Eternal trips to Madurai

Eternal trips to Madurai
I got onto the bus at 9:15 pm in Bangalore all set for the trip to Madurai -- yet again. Yes I was having my thesis being tweaked and re-tweaked and it was difficult for me to unlearn thinking for myself like I was taught in the West, rather than following a particular set pattern.

Sitting in the bus I looked back at the four years that I have been running up and down trying to complete the submission of my thesis, but unfortunately a job cannot be completed if it is only one sided. The guide also should want to do the same, or you just plod on and on with no end in sight.

I was going for five days this time. Five days is a lot of time to complete any final tweaks I thought and settled myself in the reclining chair comfortably. There were references and citations to be checked in the Bibliography page and mybe a shuffle around of text according to the guides desires.

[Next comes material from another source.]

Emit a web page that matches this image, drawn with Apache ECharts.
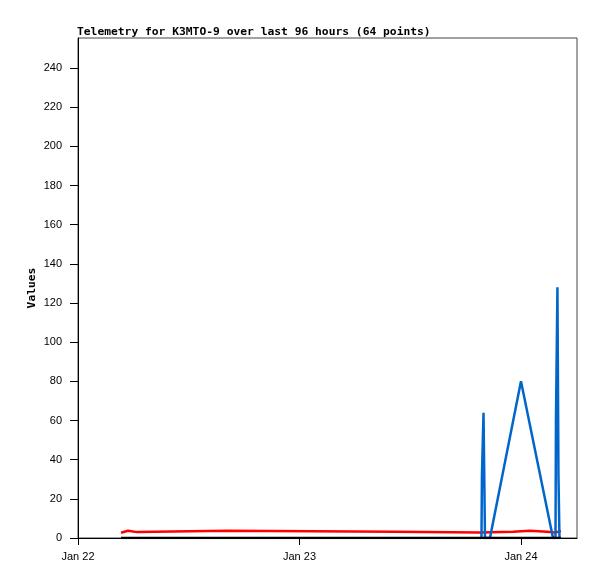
<!DOCTYPE html>
<html>
<head>
<meta charset="utf-8">
<script src="https://cdn.jsdelivr.net/npm/echarts@6/dist/echarts.min.js"></script>
<style>html,body{margin:0;padding:0;background:#fff}#c{width:597px;height:579px}</style>
</head>
<body>
<div id="c"></div>
<script>
// Hours since Jan 22 00:00
const xTickValues = [0, 24, 48];
const xTickLabels = ['Jan 22', 'Jan 23', 'Jan 24'];
const yTicks = [0, 20, 40, 60, 80, 100, 120, 140, 160, 180, 200, 220, 240];

const redHours = [4.66, 4.77, 5.42, 6.39, 16.14, 34.35, 43.56, 47.13, 48.97, 50.82, 51.68, 52.33];
const redValues = [2.7, 3.7, 3.0, 3.7, 3.2, 2.8, 3.2, 3.7, 3.2, 2.8, 3.5, 3.5];

const blueHours = [43.72, 43.77, 43.94, 44.10, 44.64, 48.0, 51.47, 51.74, 51.79, 51.95, 52.06, 52.17];
const blueValues = [0, 32, 64, 0, 0, 80, 0, 0, 60, 128, 32, 0];

const blackHours = [4.66, 52.33];
const blackValues = [0, 0];

const zip = (a, b) => a.map((v, i) => [v, b[i]]);

const chart = echarts.init(document.getElementById('c'));
chart.setOption({
  backgroundColor: '#fff',
  animation: false,
  title: {
    text: 'Telemetry for K3MTO-9 over last 96 hours (64 points)',
    left: 77, top: 27, padding: 0,
    textStyle: { fontFamily: 'DejaVu Sans Mono', fontWeight: 'bold', fontSize: 11.3, color: '#000' }
  },
  grid: { left: 78, right: 20, top: 38, bottom: 41, show: true, borderColor: '#444', borderWidth: 1, backgroundColor: 'transparent' },
  xAxis: {
    type: 'value', min: 0, max: 54.07, interval: 24,
    splitLine: { show: false },
    axisLine: { lineStyle: { color: '#000', width: 1 } },
    axisTick: { show: true, length: 7, lineStyle: { color: '#000' }, customValues: xTickValues },
    axisLabel: {
      customValues: xTickValues,
      margin: 13, color: '#000', fontFamily: 'Liberation Sans', fontSize: 11,
      formatter: v => xTickLabels[xTickValues.indexOf(v)] || ''
    }
  },
  yAxis: {
    type: 'value', min: 0, max: 255.3,
    name: 'Values', nameLocation: 'middle', nameGap: 40, nameRotate: 90, nameMoveOverlap: false,
    nameTextStyle: { fontFamily: 'DejaVu Sans Mono', fontWeight: 'bold', fontSize: 11.3, color: '#000' },
    splitLine: { show: false },
    axisLine: { show: true, lineStyle: { color: '#000', width: 1 } },
    axisTick: { show: true, length: 8, lineStyle: { color: '#000' }, customValues: yTicks },
    axisLabel: { customValues: yTicks, margin: 16, color: '#000', fontFamily: 'Liberation Sans', fontSize: 11 }
  },
  series: [
    { type: 'line', data: zip(redHours, redValues), step: 'end', symbol: 'none',
      lineStyle: { color: '#ff0000', width: 2.5 }, z: 2 },
    { type: 'line', data: zip(blueHours, blueValues), symbol: 'none',
      lineStyle: { color: '#0066cc', width: 2.5 }, z: 3 },
    { type: 'line', data: zip(blackHours, blackValues), symbol: 'none',
      lineStyle: { color: '#000', width: 2.5 }, z: 4 }
  ]
});
</script>
</body>
</html>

I had read over 150 published articles which I was so grateful to get from my colleagues studying and working in European Universities. Five of my classmates with kind and helpful dispositions just sent me PDFs they had downloaded from the University Library. I had papers from Amsterdam, London, Denmark and Florida, besides of course Iowa State University.

Each of the papers can cost around 25$ and for a third world academic that is an impossibility, as inspite of paying my fees, the Universities are poorly equipped. So I am sure my thesis is solid and could be read across the world with the effort I have put into it.

Getting off the bus in Madurai is usually at 5am in the morning and I have to wait till the University bus trundles up by 6am. I pay the princely sum of 9 rupees to the conductor. I clutch my ticket firmly as sometimes they will catch you at the end of your journey and demand to see the ticket. Once we were careless and learnt the hard way. A team was waiting to nab us at the bus terminus and we had to cough up a fine of Rs 500.

Getting off the bus in the early hours of the morning is fine as the huge campus slumbers and there is not a soul in sight except for the peacocks. They seem to know humans are asleep so they strut around in great style giving me a view of their majestic tails while they slowly walk across the road. Four and five of them together calling out in their mournful fashion.

Everything is lush and green as the rain have been spreading their rejuvenating magic across the 500 acre campus.

The neem is fruiting and I have never visited when it fruits. The acrid smell of the fallen fruit being scrunched under my shoes wafts up to my nose. It brings back fond memories of my childhood when as a family we went to Baroda where my grand- parents lived. There around the old homestead were several mature neem trees and they fruited when we visited in June. The smell was the same, then and now!

I collect the keys from a smiling Ramappa who carries my bag to room 112. The same room every time with its faulty plug and the frog in the bathroom. He puts on the fan and I open the windows to let in the fresh air. Vanakkam amma, vannakam he says to me in Tamil which means welcome and I stretch out to rest.